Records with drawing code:
• • • • •
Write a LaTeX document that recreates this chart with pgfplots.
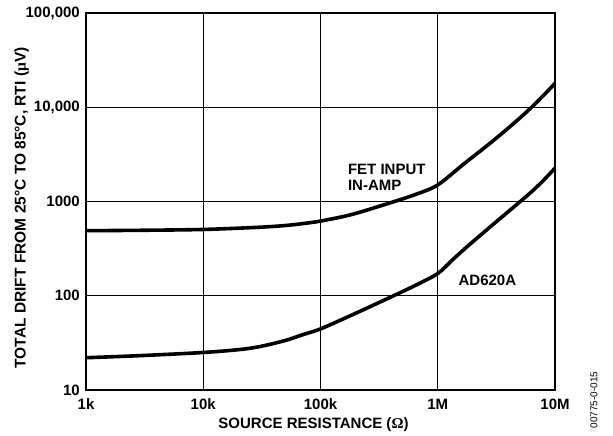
\documentclass[border=0pt]{standalone}
\usepackage{fontspec}
\setmainfont{Liberation Sans}
\newfontfamily\symf{Liberation Serif}
\usepackage{pgfplots}
\pgfplotsset{compat=1.18}

\begin{document}
\begin{tikzpicture}
\begin{axis}[
    name=ax,
    xmode=log, ymode=log,
    scale only axis,
    width=469pt, height=377pt,
    xmin=1e3, xmax=1e7, ymin=10, ymax=1e5,
    xtick={1e3,1e4,1e5,1e6,1e7},
    xticklabels={1k,10k,100k,1M,10M},
    ytick={10,100,1000,10000,100000},
    yticklabels={10,100,1000,{10,000},{100,000}},
    xminorticks=false, yminorticks=false,
    major tick length=0pt,
    grid=major,
    major grid style={black, line width=1pt},
    axis line style={line width=2pt},
    tick label style={font=\fontsize{15}{18}\selectfont\bfseries, inner sep=0pt},
    xticklabel style={anchor=base, yshift=-19.3pt},
    yticklabel style={anchor=east, xshift=-6pt},
    xlabel={SOURCE RESISTANCE ({\symf Ω})},
    ylabel={TOTAL DRIFT FROM 25°C TO 85°C, RTI ({\symf μ}V)},
    every axis x label/.style={at={(axis description cs:0.485,-0.1034)}, anchor=base,
        font=\fontsize{15}{18}\selectfont\bfseries, inner sep=0pt},
    every axis y label/.style={at={(axis description cs:-0.129,0.483)}, anchor=base, rotate=90,
        font=\fontsize{15.5}{18}\selectfont\bfseries, inner sep=0pt},
    clip=false,
]
% FET input in-amp
\addplot[black, line width=3.6pt, smooth, tension=0.5] coordinates {
    (1e3,490) (3e3,495) (1e4,505) (3e4,533) (5e4,556) (7e4,582) (1e5,620)
    (1.8e5,722) (3.5e5,925) (6.5e5,1190) (1e6,1500) (1.68e6,2520) (2.84e6,4220)
    (4.5e6,6830) (6.24e6,9860) (8.1e6,13620) (1e7,17940)
};
% AD620A
\addplot[black, line width=3.6pt, smooth, tension=0.5] coordinates {
    (1e3,22) (3e3,23.2) (1e4,25) (2e4,26.8) (3e4,28.8) (5e4,33.5) (7e4,38.5) (1e5,44.5)
    (1.8e5,61.5) (4.2e5,100) (6.7e5,132) (1e6,172) (1.32e6,237) (1.83e6,342)
    (3.45e6,670) (5.83e6,1163) (7.6e6,1578) (1e7,2257)
};
\node[anchor=west, align=left, inner sep=0pt, font=\fontsize{15}{16}\selectfont\bfseries]
    at (axis cs:1.71e5,1820) {FET INPUT\\IN-AMP};
\node[anchor=west, inner sep=0pt, font=\fontsize{15}{18}\selectfont\bfseries]
    at (axis cs:1.5e6,147) {AD620A};
\node[rotate=90, inner sep=0pt, font=\fontsize{10}{12}\selectfont]
    at (axis description cs:1.0832,-0.0265) {00775-0-015};
\end{axis}
\path (ax.south west) ++(-86pt,-46pt) rectangle ++(613pt,436pt);
\end{tikzpicture}
\end{document}
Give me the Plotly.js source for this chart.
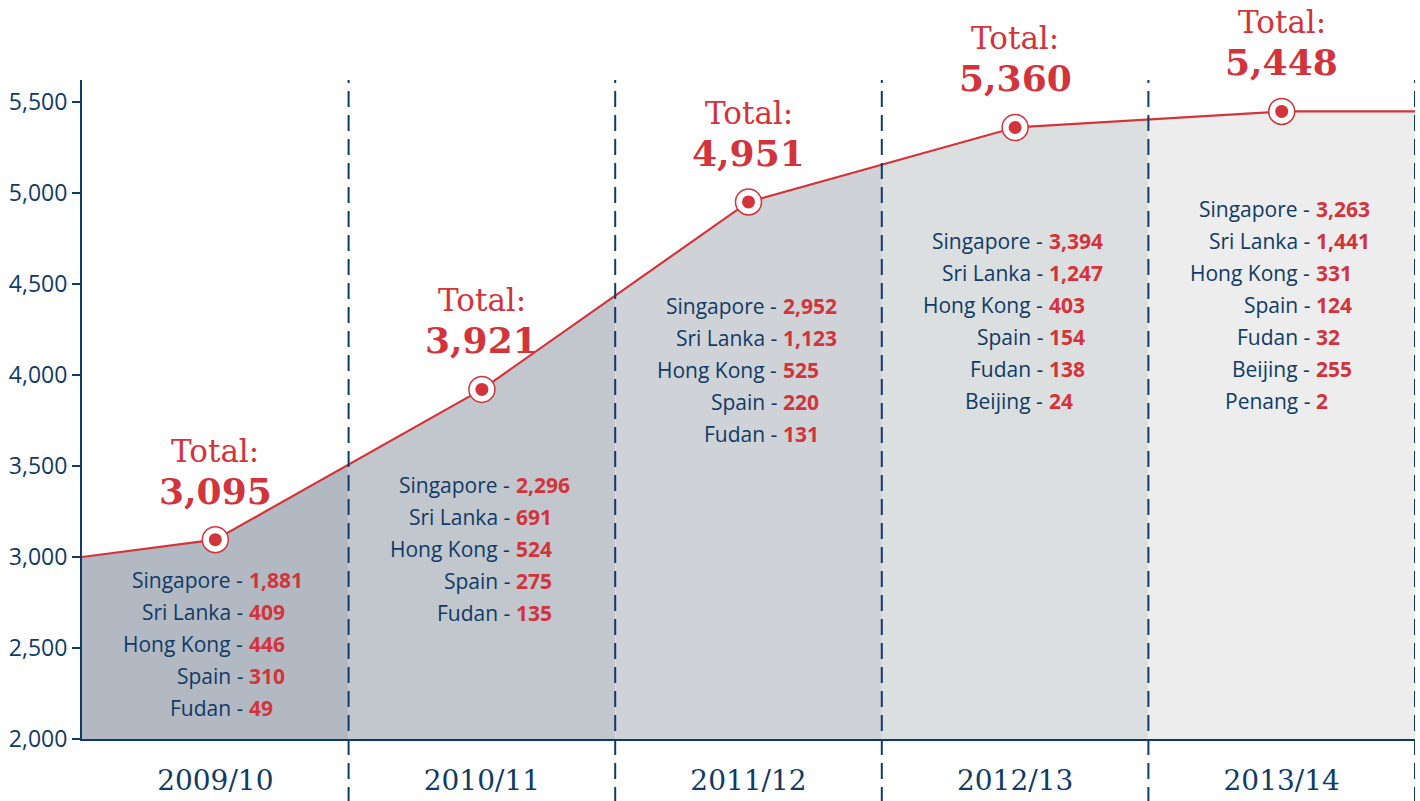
• • • • •
:: REQUIREMENT ::
In the records above, find each line that holds the word "this"; copy all such lines.

:: RESULT ::
Write a LaTeX document that recreates this chart with pgfplots.
Give me the Plotly.js source for this chart.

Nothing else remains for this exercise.